New Depths for the GOP

In case anyone was wondering whether the level of political discourse from the GOP could sink any lower, we now have Rush Limbaugh race baiting Barack Obama with his song "Barack the Magic Negro."

R.I.P. David Halberstam

David Halberstam, 73, Dies in Car Crash - New York Times

The Dean of Modern Journalism and one of the Vietnam War's most intrepid reporters is dead at 73 after being hit broadside in a car accident in Menlo Park, California. A reporter to the end, Mr. Halberstam was conducting research for a book when he died. We mourn for Mr. Halberstam and for the books he will never write and note the bitter irony of a death on America's streets of one who endured so many perils abroad.

Horror in Virginia

As the facts unfold about the tragedy in Virginia, let us take a moment to remember the thousands of anonymous victims of gun violence across America every year. According to the Federal Bureau of Investigation's (FBI) Uniform Crime Reports, firearms are used in 72.6 percent of homicides in America. Of these, handguns comprised 87.3 percent, killing 7,543 people in America in 2005.

Forget About Darwin . . .

. . . this Pope has doubts about Galileo:

At the end of Retrying Galileo, Finocchiaro surmises that the history of the Galileo affair is not over. Interestingly, in a speech delivered at Parma, Italy, 15 March 1990, then Cardinal Joseph Ratzinger (now Pope Benedict XVI) stated: "At the time of Galileo the Church remained much more faithful to reason than Galileo himself. The process against Galileo was reasonable and just" (3). Perhaps this portends the next story in the grand saga of the Galileo affair.

HISTORY OF SCIENCE: The Many Trials of Galileo Galilei -- Machamer 309 (5731): 58 -- Science

Voice of Freedom

Vladimir Putin's Russia might seem like an unlikely soil for one the foremost modern voices of freedom to take root, but world chess champion Garry Kasparov has transformed himself from world renowned chess player to world renowned advocate for democracy.
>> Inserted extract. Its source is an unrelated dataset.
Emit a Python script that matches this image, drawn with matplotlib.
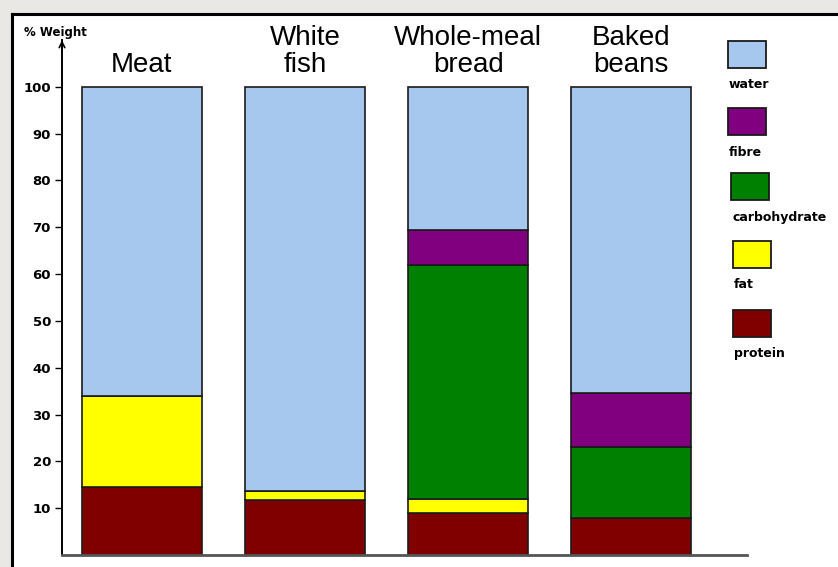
import numpy as np
import matplotlib
matplotlib.use("Agg")
import matplotlib.pyplot as plt
from matplotlib.patches import Rectangle

# values (% weight)
foods = ['Meat', 'White\nfish', 'Whole-meal\nbread', 'Baked\nbeans']
protein = [14.5, 11.7, 9.0, 8.0]
fat = [19.5, 2.0, 3.0, 0.0]
carbohydrate = [0.0, 0.0, 50.0, 15.0]
fibre = [0.0, 0.0, 7.4, 11.6]
water = [66.0, 86.3, 30.6, 65.4]

parts = ['protein', 'fat', 'carbohydrate', 'fibre', 'water']
colours = {'water': '#a6c8ee', 'fibre': '#800080', 'carbohydrate': '#008000',
           'fat': '#ffff00', 'protein': '#800000'}
series = {'protein': protein, 'fat': fat, 'carbohydrate': carbohydrate,
          'fibre': fibre, 'water': water}
yticks = [10, 20, 30, 40, 50, 60, 70, 80, 90, 100]

W, H = 838, 567
fig = plt.figure(figsize=(W / 100, H / 100), dpi=100)
fig.patch.set_facecolor('#e9e8e5')

# background panel in pixel units
bg = fig.add_axes([0, 0, 1, 1], zorder=0)
bg.set_xlim(0, W)
bg.set_ylim(H, 0)
bg.axis('off')
bg.add_patch(Rectangle((12, 14), W - 12, H - 14, facecolor='white', edgecolor='none'))
bg.plot([12, W], [14, 14], color='black', lw=2.2)
bg.plot([12, 12], [14, H], color='black', lw=2.2)

# legend: boxes with labels underneath
leg_boxes = [('water', 728, 41), ('fibre', 728, 108), ('carbohydrate', 731, 173),
             ('fat', 733, 241), ('protein', 733, 310)]
for name, lx, ly in leg_boxes:
    bg.add_patch(Rectangle((lx, ly), 38, 27, facecolor=colours[name],
                           edgecolor='#1a1a1a', lw=1.3))
    bg.text(lx + 1, ly + 44, name, fontsize=9, fontweight='bold',
            ha='left', va='center', color='black')

# main chart
ax = fig.add_axes([62 / W, (H - 555) / H, (747 - 62) / W, (555 - 40) / H], zorder=1)
ax.patch.set_alpha(0)
x = np.arange(len(foods))
bottom = np.zeros(len(foods))
for p in parts:
    vals = np.array(series[p])
    ax.bar(x, vals, bottom=bottom, width=0.736, color=colours[p],
           edgecolor='#1a1a1a', linewidth=1.2, zorder=2)
    bottom += vals

for xi, name in zip(x, foods):
    ax.text(xi, 101.8, name, ha='center', va='bottom', fontsize=20,
            family='Liberation Sans', linespacing=1.08)

ax.set_xlim(-0.49, 3.71)
ax.set_ylim(0, 110)
ax.set_xticks([])
ax.set_yticks(yticks)
ax.set_yticklabels([str(v) for v in yticks], fontweight='bold', fontsize=9.5)
ax.tick_params(axis='y', length=5, width=1, pad=3, color='black')
for s in ['top', 'right']:
    ax.spines[s].set_visible(False)
ax.spines['left'].set_linewidth(1.4)
ax.spines['bottom'].set_linewidth(2)
ax.spines['bottom'].set_color('#555555')
ax.annotate('', xy=(0, 1.005), xytext=(0, 0.97), xycoords='axes fraction',
            arrowprops=dict(arrowstyle='->', color='black', lw=1.2))
ax.text(-0.055, 1.015, '% Weight', transform=ax.transAxes, fontsize=8.5,
        fontweight='bold', ha='left', va='center')

fig.savefig('out.png', dpi=100, facecolor=fig.get_facecolor())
Today in Red Square, Kasparov and some 2,000 companions faced down, and were arrested by, some 9,000 heavily armed riot police, stifling the demonstration but illustrating Kasparov's point that Russia is once again a state run by gangsters. (One of the many troubling aspects of George W. Bush's foreign policy outlook is his admiration for Russian strongman Vladimir Putin, despite (or because of?) Putin's suppression of domestic dissent.)

Kasparov discusses his program at his Committee 2008 website and as a contributor to the Wall Street Journal (subscription required).

Galileo Would Smile

Pope Says Evolution Can't Be Proven - washingtonpost.com

BERLIN -- Benedict XVI, in his first extended reflections on evolution published as pope, says that Darwin's theory cannot be finally proven and that science has unnecessarily narrowed humanity's view of creation.

Just in case you were wondering whether the Papacy had gained in intellectual sophistication since the 17th century.

Lawyers

Lawyers (Scripting News)

Ur-blogger Dave Winer is critical of the civil justice system, and predicts that bloggers will make it more accountable:

Critics ask if blogging is a field of banality but arming citizens against big corporations is becoming an important part of our economy, and it's for the good. Today, when I tell a company that's taking unfair advantage that I have a blog, nothing happens. In a few years I don't think it'll be like that.

Mr. Winer notes that — at least today — nothing happens when he tells a company he has a blog. He might get farther by telling them he has a lawyer.